I soon found out that the previous teacher had done a very poor job. None of the children could even spell the simplest words. As at the previous school I had only the second to seventh grades. There were 17 children in all. But all the children were cooperative. I followed the same procedure as before with holidays. To help with their studies, I required each student to make corrections on papers handed back by looking up the correct answer in their textbook. Written papers and tests in all the rural schools were graded by percentages. A grade of 75 was passing, 60 was failing, and 100 of course meant perfect.

Traveling to Round Grove was different than to Pleasant Hill, Going 4 miles East on Highway 9 was OK in all weathers. But the two miles North to the school meant going on a dirt road. If it was raining there was danger of getting stuck in the mud. If you should get stuck, you would have to go to the nearest farmhouse and pay to have the farmer pull you out. In winter there was no snow plow service to clear the road. The first winter when the North road was blocked I rented a room in a farmhouse across from the school. The second winter I walked the two miles North on skis. This meant getting up about 5 o'clock. Once I even tried to go through the woods catty-cornered from Riceville wearing snowshoes. I almost didn't make it since the snow was not packed for using snowshoes. The second school year found the weather colder than the year before. One day in January 1937 the weather was 40 degrees below zero in the daytime. Because of the humid wind chill factor, 40 degrees below in Iowa was colder than I found a few years later at 60 below in Alaska, where there was a dry cold.

In the first three years I taught school, I attended Summer sessions at Iowa State Teachers College at Cedar Falls, Iowa. I rented a room and ate at restaurants. I took courses in further teacher training in a variety of subjects and added a course in philosophy.

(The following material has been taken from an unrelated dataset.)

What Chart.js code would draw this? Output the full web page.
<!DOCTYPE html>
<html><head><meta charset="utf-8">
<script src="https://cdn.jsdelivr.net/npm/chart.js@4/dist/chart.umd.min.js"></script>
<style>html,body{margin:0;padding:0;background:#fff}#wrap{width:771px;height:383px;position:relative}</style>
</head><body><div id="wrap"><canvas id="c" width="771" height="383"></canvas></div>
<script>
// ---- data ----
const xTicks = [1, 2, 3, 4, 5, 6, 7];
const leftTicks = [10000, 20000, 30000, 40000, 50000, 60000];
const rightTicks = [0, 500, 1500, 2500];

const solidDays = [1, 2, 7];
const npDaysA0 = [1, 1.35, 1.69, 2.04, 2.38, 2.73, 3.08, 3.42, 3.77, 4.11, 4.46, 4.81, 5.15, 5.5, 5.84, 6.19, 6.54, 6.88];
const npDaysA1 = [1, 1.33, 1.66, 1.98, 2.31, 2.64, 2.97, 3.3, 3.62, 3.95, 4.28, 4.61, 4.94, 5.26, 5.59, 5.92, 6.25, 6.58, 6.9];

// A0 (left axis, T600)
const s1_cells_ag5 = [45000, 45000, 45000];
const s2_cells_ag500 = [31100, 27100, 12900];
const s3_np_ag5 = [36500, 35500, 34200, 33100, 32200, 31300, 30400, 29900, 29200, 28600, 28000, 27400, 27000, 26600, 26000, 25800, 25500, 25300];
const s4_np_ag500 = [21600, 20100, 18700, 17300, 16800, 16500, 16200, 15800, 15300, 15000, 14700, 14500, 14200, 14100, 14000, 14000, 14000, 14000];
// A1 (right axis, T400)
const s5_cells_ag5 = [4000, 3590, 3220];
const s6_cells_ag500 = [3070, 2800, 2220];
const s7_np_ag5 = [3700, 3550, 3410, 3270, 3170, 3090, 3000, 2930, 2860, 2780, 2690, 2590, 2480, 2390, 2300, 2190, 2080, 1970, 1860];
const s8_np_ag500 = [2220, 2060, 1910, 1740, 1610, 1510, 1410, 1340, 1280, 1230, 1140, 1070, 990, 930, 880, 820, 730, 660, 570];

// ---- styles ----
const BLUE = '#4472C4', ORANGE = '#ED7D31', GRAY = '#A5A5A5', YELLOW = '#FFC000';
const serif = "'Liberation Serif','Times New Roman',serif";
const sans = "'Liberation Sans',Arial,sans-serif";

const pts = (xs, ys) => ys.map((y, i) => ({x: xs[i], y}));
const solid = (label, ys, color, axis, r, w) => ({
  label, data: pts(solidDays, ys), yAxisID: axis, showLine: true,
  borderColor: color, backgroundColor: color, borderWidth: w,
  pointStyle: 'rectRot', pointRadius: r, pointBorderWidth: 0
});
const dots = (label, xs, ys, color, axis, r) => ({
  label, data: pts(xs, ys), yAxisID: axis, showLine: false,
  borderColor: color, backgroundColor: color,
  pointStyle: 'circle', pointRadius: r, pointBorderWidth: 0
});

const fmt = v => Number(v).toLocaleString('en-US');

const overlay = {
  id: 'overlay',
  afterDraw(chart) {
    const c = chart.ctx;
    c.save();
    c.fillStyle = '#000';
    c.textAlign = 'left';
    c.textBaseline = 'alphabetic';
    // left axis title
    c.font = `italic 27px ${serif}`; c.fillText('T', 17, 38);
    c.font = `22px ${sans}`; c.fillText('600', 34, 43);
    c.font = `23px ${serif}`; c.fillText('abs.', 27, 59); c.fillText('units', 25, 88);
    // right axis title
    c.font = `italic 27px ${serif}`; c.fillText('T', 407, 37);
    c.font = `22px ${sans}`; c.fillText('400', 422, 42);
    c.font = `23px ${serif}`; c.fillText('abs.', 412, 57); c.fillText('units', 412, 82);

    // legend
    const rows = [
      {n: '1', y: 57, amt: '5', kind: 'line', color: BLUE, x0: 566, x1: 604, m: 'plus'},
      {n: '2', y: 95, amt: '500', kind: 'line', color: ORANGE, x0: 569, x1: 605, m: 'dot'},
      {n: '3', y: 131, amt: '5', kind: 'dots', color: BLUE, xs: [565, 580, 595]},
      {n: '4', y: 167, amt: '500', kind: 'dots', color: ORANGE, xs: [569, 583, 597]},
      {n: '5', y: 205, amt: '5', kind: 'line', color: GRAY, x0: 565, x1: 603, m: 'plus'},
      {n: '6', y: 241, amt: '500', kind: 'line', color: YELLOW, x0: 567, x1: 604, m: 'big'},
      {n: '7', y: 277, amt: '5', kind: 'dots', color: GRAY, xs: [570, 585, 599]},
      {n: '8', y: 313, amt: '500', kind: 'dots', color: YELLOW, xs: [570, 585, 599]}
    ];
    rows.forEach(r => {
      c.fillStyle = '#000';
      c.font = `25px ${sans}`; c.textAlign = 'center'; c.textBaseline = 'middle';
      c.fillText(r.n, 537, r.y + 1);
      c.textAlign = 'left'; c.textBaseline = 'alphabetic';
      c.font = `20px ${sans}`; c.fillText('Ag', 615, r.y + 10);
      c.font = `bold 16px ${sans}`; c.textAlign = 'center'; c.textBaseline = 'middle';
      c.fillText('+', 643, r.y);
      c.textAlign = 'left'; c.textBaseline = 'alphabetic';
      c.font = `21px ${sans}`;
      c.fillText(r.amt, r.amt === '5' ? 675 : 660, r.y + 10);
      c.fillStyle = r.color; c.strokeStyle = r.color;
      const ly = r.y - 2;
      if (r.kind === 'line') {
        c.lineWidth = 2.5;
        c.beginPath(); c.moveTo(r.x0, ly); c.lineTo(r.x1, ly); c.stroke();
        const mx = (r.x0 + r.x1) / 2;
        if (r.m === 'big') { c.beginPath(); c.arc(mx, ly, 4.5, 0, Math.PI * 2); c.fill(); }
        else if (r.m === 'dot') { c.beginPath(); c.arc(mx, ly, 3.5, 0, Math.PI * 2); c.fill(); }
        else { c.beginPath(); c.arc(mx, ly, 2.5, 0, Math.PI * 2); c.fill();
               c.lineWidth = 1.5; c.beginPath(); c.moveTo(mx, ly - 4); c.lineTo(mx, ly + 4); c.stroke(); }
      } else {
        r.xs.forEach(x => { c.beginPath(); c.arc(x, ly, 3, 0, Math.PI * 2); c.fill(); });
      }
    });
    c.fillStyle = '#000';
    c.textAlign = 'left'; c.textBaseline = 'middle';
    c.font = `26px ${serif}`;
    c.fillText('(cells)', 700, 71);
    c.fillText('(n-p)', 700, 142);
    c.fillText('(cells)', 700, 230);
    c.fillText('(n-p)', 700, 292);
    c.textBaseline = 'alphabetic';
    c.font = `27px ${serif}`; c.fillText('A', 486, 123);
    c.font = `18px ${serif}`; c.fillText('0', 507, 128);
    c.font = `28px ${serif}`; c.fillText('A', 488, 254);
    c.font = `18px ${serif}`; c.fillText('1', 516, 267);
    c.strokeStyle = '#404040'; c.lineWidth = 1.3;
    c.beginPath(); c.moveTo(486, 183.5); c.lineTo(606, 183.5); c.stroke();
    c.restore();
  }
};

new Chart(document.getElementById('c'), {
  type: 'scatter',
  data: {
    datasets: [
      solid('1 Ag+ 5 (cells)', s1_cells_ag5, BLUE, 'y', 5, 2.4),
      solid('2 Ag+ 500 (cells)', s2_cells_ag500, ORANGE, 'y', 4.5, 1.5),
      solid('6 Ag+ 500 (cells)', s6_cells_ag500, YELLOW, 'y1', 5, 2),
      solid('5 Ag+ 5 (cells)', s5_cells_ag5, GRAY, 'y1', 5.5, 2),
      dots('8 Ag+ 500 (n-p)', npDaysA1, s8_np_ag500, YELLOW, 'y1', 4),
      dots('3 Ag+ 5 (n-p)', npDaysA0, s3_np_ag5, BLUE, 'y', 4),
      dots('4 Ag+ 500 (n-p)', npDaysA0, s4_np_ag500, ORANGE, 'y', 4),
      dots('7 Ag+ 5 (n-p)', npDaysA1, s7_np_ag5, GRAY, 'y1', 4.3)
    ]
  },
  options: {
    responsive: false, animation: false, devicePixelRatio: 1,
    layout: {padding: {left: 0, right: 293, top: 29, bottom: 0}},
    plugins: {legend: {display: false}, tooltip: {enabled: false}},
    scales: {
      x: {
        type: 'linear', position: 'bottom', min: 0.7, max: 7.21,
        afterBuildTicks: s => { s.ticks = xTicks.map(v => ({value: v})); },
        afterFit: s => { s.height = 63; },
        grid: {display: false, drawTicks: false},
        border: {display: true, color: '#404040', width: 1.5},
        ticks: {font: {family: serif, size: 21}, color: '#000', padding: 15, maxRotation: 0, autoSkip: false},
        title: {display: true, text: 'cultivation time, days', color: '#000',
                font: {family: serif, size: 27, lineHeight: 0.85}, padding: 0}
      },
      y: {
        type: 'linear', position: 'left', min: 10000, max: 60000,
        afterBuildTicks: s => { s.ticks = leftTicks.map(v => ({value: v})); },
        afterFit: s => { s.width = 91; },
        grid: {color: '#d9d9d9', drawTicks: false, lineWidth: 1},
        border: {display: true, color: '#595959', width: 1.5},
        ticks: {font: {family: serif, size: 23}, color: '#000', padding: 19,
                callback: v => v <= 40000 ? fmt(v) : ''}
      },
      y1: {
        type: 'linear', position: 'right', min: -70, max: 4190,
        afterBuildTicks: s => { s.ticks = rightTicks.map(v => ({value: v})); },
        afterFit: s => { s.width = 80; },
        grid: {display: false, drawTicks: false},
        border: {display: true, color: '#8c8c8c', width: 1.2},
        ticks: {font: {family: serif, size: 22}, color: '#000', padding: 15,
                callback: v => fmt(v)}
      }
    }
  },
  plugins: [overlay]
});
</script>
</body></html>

Since the Summer Teachers College sessions took up only half of the Summer vacation, I went to work on farms doing farm labor. I learned how to harness and drive horses in a team to pull a hay wagon. I learned how to handle a scythe to cut grass for hay or to cut ripened oats to be bundled and stacked before being threshed. On some farms with machinery the hay was cut and bundled into bales. The oats would be cut and bundled but had to be stacked to ripen and then later threshed. In the process of threshing oats, a number of farmers making up a threshing ring would go from one farm to another to thresh oats. Each farmer with his team of horses and hay wagon would then go out into the field and use a pitchfork to throw the oat bundles into the wagon. When the wagon was full, the wagon driver would drive alongside the threshing machine, get on top of the wagon and pitch the oat bundles into the machine. After all the harvest had been threshed there would be a threshers dinner prepared by the farmers wives and everybody would eat their fill. Hence a Threshers Dinner is a banquet!